Jing-Mei has never fully understood her mother and seems directionless in life. During June's childhood, her mother used to tell her that she could be anything she wants; however, she particularly wanted her daughter to be gifted, a child star who amazes the world, like Ginny Tiu (seen briefly on television) or June's rival Waverly. At the beginning of the novel, June is chosen to replace her mother's seat in the Joy Luck Club after her mother's death. At the end of the novel, June is still trying to deal with her mother's death, and she visits China to see the twin half-sisters (Wang Chwun Yu and Wang Chwung Hwa) whom her mother had been forced to abandon when the Japanese attacked China.
One critic has suggested[1] that the reason for the communication gap between Jing-Mei and her mother, and between the other daughters and their mothers—a major theme of the novel—occurs because the mothers come from a high context culture and the Americanized daughters from a low context culture. The mothers believe that the daughters will intuitively understand their cryptic utterances, but the daughters don't understand them at all.
Rose is somewhat passive and is a bit of a perfectionist. She had an unsettling childhood experience when her youngest brother, Bing, drowned while she was supposed to be watching him, and his body was never recovered. Rose marries a doctor, Ted Jordan, who loves her but also wants to spite his snooty, racist mother. After a malpractice suit, Ted has a mid-life crisis and decides to leave Rose. Rose confides in her mother and An-mei tells her the story of her own childhood. When Ted comes for the divorce papers, Rose finds her voice and tells him that he can't just throw her out of his life, comparing herself to his garden, once so beloved, now unkempt and full of weeds. An-Mei tells her that Ted has been cheating on her, which Rose thinks is absurd, but she later discovers this to be true. She wants to hire a good lawyer and fight for possession of the house, which she eventually wins.
Waverly is an independent-minded and intelligent woman, but is annoyed by her mother's constant criticism. Well into her adult life, she finds herself restrained by her subconscious fear of letting her mother down. During their childhood, June and Waverly become childhood rivals; their mothers constantly compared their daughter's development and accomplishments. Waverly was once a gifted chess champion, but quit after feeling that her mother was using her daughter's talent to show off, taking credit for Waverly's wins. She has a daughter, Shoshana, from her first marriage with Marvin, and she is married to her boyfriend Rich Shields.
Throughout Lena's childhood, she gradually becomes her mother's voice and interprets her mother's Chinese words for others. Like her father Clifford, she translates Ying-ying's words to sound more pleasant than what Ying-ying actually says. Ying-ying has taught Lena to beware of consequences, to the extent that Lena visualizes disaster in the taking of any risk. Lena's husband, Harold, is also her boss. He takes the credit for Lena's business and design ideas. He demands financial "equality" in their marriage. Lena is an associate while Harold is a partner, so he has a larger salary than she does. However, he insists that all household expenses be divided equally between them. Harold believes that by making everything equal, they can make their love equal as well. Lena feels frustrated and powerless.

Table of contents

(Name of chapter is followed by the name of the narrator whose perspective is used for that chapter)
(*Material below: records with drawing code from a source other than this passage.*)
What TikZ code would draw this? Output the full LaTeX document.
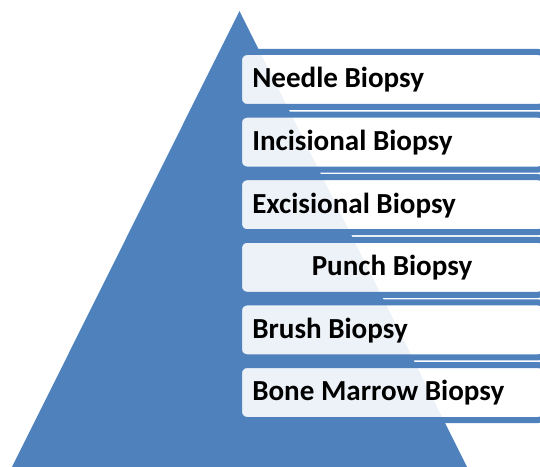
\documentclass[tikz,border=0pt]{standalone}
\usepackage{fontspec}
\setmainfont{Carlito}
\definecolor{pyrblue}{HTML}{4F81BD}
\begin{document}
\begin{tikzpicture}[x=0.75pt,y=-0.75pt,
  levelbox/.style={draw=pyrblue, line width=4.5pt, fill=white, fill opacity=0.9,
    rounded corners=6pt, minimum width=230.25pt, minimum height=41.25pt, inner sep=0pt},
  leveltext/.style={font=\fontsize{21.8}{26}\selectfont\bfseries, text=black, inner sep=0pt}]
\useasboundingbox (0,0) rectangle (540,467);
\clip (0,0) rectangle (540,467);
\fill[pyrblue] (239.5,11) -- (12,467) -- (467,467) -- cycle;
\foreach \i/\name in {0/b1,1/b2,2/b3,3/b4,4/b5,5/b6}{
  \node[levelbox] (\name) at (392.5,{79.5+62.6*\i}) {};
}
\node[leveltext, anchor=base west] (t1) at (252,{79.5+8.4}) {Needle Biopsy};
\node[leveltext, anchor=base west] (t2) at (252,{79.5+62.6+8.4}) {Incisional Biopsy};
\node[leveltext, anchor=base west] (t3) at (252,{79.5+2*62.6+8.4}) {Excisional Biopsy};
\node[leveltext, anchor=base] (t4) at (392,{79.5+3*62.6+8.4}) {Punch Biopsy};
\node[leveltext, anchor=base west] (t5) at (252,{79.5+4*62.6+8.4}) {Brush Biopsy};
\node[leveltext, anchor=base west] (t6) at (252,{79.5+5*62.6+8.4}) {Bone Marrow Biopsy};
\end{tikzpicture}
\end{document}
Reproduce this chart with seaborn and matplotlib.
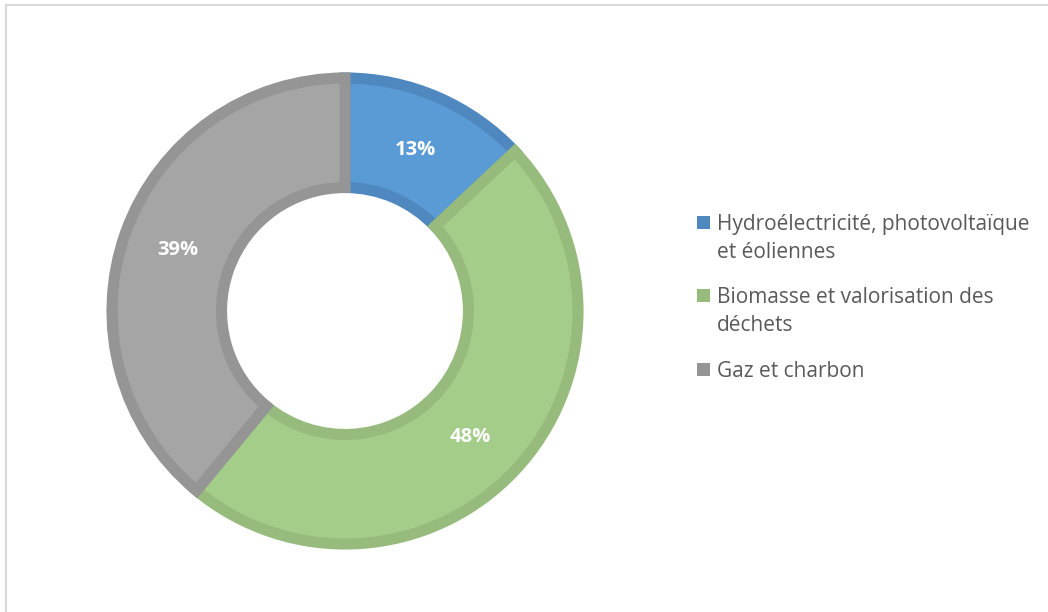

Feathers from a Thousand Li Away

The Twenty-Six Malignant Gates

American Translation

Queen Mother of the Western Skies

Criticism

Though Amy Tan's book has been widely praised by critics, it has also been alleged by Chinese-American author Frank Chin that it perpetuates racist stereotypes.[2][3][4] Chinese-American director Wayne Wang was impressed with the story and created a film version of the novel.[5]